Both the line containing "Recreate this image" and the line containing "ax = fig.add_axes([0.2876, 0.2064, 0.6991, 0.5872])" belong in the answer, along with every line between them; print exactly those.

- WORKING DATA:
.....

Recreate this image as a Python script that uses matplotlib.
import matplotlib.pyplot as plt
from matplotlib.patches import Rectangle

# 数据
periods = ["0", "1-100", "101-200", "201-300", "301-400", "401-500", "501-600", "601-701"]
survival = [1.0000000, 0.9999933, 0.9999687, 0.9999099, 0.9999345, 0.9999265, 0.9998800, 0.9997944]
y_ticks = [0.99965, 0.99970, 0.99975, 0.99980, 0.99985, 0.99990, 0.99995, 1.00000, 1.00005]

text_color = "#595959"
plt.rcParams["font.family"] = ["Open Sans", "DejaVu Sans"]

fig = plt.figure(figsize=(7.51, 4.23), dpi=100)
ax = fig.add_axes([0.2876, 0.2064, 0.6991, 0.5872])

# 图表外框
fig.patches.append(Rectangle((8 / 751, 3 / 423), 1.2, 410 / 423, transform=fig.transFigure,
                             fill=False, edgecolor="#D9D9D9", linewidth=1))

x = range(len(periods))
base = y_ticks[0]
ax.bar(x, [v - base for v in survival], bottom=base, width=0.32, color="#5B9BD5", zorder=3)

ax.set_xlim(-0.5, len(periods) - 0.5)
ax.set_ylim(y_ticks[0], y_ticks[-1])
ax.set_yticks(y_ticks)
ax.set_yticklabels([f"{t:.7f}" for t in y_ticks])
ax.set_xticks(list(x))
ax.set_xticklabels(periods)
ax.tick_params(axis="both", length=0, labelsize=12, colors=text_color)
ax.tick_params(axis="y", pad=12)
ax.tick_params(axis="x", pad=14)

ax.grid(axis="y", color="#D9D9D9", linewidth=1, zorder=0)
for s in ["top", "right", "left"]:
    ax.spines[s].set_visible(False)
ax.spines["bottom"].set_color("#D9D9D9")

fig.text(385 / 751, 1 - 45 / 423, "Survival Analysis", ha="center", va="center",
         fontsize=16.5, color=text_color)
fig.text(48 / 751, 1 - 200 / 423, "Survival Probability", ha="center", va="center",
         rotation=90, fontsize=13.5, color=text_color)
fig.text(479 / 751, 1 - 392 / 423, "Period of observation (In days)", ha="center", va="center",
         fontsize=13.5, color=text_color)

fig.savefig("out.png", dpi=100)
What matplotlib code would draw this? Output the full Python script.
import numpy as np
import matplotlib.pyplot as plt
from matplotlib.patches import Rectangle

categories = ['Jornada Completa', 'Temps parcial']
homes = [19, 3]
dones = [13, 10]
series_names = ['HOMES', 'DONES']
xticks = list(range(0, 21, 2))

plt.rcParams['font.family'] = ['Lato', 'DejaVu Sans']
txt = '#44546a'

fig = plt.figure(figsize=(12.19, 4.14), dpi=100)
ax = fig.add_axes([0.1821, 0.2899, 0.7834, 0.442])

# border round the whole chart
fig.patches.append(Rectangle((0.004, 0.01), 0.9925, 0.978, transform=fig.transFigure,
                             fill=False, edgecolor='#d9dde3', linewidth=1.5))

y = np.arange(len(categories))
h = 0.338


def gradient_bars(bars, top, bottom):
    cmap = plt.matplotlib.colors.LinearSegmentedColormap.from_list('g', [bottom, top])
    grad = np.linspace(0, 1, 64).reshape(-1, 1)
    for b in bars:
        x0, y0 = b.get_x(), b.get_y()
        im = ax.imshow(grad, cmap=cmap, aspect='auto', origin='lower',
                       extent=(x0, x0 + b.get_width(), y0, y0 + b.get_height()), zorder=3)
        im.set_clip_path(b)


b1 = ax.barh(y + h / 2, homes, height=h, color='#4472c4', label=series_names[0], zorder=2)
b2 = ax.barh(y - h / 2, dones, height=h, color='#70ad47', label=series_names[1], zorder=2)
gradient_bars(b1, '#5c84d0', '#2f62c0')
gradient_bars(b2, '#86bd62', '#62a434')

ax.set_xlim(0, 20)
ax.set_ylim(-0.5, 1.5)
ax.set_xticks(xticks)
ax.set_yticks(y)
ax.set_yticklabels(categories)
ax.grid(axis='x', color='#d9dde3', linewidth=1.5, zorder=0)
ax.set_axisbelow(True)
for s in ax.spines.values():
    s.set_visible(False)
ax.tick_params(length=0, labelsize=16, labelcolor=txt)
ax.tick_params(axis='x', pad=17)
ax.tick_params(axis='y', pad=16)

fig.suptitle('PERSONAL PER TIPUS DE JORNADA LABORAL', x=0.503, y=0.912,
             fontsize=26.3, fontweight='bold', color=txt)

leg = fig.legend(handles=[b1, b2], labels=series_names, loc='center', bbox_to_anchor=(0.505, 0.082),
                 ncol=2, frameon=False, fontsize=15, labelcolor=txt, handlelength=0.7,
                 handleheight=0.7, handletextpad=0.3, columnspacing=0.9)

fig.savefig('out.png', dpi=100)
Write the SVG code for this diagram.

.....

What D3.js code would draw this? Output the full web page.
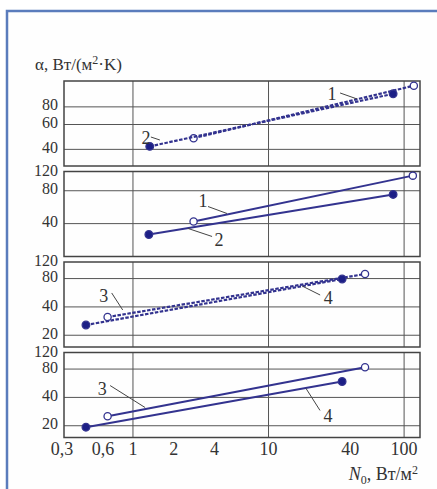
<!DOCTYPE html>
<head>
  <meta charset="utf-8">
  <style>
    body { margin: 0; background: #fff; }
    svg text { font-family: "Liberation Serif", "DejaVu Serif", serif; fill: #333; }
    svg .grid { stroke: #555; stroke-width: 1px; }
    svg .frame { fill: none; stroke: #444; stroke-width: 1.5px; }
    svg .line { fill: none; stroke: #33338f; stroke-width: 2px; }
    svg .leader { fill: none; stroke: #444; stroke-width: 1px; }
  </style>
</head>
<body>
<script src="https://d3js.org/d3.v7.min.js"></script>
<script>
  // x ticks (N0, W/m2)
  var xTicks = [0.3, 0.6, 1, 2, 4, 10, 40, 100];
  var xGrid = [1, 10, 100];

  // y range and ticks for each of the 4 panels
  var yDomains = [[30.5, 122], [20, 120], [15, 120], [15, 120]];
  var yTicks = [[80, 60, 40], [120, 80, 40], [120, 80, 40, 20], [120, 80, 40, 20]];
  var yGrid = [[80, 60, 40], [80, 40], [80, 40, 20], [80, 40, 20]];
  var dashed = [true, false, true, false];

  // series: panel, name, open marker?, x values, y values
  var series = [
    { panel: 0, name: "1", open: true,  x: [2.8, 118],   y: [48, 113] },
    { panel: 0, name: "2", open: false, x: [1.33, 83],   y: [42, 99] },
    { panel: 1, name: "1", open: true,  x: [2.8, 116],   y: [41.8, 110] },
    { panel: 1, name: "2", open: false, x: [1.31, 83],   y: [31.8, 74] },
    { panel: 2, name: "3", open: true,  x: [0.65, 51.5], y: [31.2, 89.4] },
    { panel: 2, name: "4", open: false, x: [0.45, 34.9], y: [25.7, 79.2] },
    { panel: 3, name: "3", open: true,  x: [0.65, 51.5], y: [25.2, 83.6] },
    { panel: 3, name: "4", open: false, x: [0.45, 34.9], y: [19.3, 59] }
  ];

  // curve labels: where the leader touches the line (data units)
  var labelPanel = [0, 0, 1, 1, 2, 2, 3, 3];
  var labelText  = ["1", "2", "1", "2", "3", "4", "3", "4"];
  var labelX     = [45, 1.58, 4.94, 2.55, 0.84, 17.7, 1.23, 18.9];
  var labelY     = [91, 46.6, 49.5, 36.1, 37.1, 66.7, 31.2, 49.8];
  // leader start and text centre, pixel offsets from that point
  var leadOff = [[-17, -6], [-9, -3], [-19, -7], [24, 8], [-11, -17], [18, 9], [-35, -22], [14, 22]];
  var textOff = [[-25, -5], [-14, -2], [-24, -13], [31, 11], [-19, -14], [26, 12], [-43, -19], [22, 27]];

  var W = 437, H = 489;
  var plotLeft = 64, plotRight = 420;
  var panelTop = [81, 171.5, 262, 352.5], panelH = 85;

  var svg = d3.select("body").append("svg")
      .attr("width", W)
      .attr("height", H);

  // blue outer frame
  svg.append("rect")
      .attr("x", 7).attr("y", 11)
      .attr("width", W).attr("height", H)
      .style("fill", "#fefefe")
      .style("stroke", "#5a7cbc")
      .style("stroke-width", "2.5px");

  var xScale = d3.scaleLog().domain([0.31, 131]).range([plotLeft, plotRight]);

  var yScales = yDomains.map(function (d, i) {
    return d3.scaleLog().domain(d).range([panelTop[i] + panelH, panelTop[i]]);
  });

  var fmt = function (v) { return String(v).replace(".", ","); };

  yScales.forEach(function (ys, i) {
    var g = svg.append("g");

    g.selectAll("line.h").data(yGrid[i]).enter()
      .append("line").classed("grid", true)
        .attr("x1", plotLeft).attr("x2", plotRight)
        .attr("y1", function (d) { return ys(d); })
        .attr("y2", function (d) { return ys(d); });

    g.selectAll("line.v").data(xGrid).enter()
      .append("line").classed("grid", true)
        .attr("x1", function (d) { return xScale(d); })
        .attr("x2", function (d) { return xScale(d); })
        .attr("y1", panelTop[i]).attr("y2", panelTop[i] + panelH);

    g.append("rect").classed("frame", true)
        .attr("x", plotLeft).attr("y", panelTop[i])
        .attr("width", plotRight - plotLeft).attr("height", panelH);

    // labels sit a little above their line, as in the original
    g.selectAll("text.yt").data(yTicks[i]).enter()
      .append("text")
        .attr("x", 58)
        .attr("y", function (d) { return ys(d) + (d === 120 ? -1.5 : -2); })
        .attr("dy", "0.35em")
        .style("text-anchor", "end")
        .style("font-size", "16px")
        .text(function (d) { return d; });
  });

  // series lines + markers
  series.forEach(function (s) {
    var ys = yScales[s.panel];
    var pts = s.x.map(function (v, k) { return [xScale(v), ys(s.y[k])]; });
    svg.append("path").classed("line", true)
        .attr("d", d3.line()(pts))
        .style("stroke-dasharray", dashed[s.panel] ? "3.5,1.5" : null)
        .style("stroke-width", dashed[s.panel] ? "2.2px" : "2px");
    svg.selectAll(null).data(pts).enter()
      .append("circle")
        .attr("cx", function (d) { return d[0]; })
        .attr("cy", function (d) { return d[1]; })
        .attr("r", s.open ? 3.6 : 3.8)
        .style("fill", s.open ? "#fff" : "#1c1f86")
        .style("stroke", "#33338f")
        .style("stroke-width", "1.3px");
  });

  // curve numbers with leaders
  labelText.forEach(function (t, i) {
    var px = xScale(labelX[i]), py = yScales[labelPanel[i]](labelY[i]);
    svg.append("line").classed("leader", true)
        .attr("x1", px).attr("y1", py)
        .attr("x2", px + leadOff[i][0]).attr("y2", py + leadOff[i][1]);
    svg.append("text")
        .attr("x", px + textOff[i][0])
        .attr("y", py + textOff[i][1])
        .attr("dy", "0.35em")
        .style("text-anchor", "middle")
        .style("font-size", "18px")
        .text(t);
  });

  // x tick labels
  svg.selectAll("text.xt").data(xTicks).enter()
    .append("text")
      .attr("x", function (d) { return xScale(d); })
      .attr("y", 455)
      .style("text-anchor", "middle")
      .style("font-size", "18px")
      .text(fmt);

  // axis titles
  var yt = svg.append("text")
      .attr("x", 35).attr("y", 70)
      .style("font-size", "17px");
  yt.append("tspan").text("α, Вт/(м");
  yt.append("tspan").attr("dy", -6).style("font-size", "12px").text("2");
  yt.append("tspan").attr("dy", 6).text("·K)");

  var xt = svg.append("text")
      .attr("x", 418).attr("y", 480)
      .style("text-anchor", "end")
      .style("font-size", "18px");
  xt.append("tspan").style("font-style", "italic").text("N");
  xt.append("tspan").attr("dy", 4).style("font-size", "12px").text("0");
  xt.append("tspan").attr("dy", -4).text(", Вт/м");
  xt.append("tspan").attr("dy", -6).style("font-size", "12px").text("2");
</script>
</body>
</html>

.....

- TASK RESULT:
Recreate this image as a Python script that uses matplotlib.
import matplotlib.pyplot as plt
from matplotlib.patches import Rectangle

# 数据
periods = ["0", "1-100", "101-200", "201-300", "301-400", "401-500", "501-600", "601-701"]
survival = [1.0000000, 0.9999933, 0.9999687, 0.9999099, 0.9999345, 0.9999265, 0.9998800, 0.9997944]
y_ticks = [0.99965, 0.99970, 0.99975, 0.99980, 0.99985, 0.99990, 0.99995, 1.00000, 1.00005]

text_color = "#595959"
plt.rcParams["font.family"] = ["Open Sans", "DejaVu Sans"]

fig = plt.figure(figsize=(7.51, 4.23), dpi=100)
ax = fig.add_axes([0.2876, 0.2064, 0.6991, 0.5872])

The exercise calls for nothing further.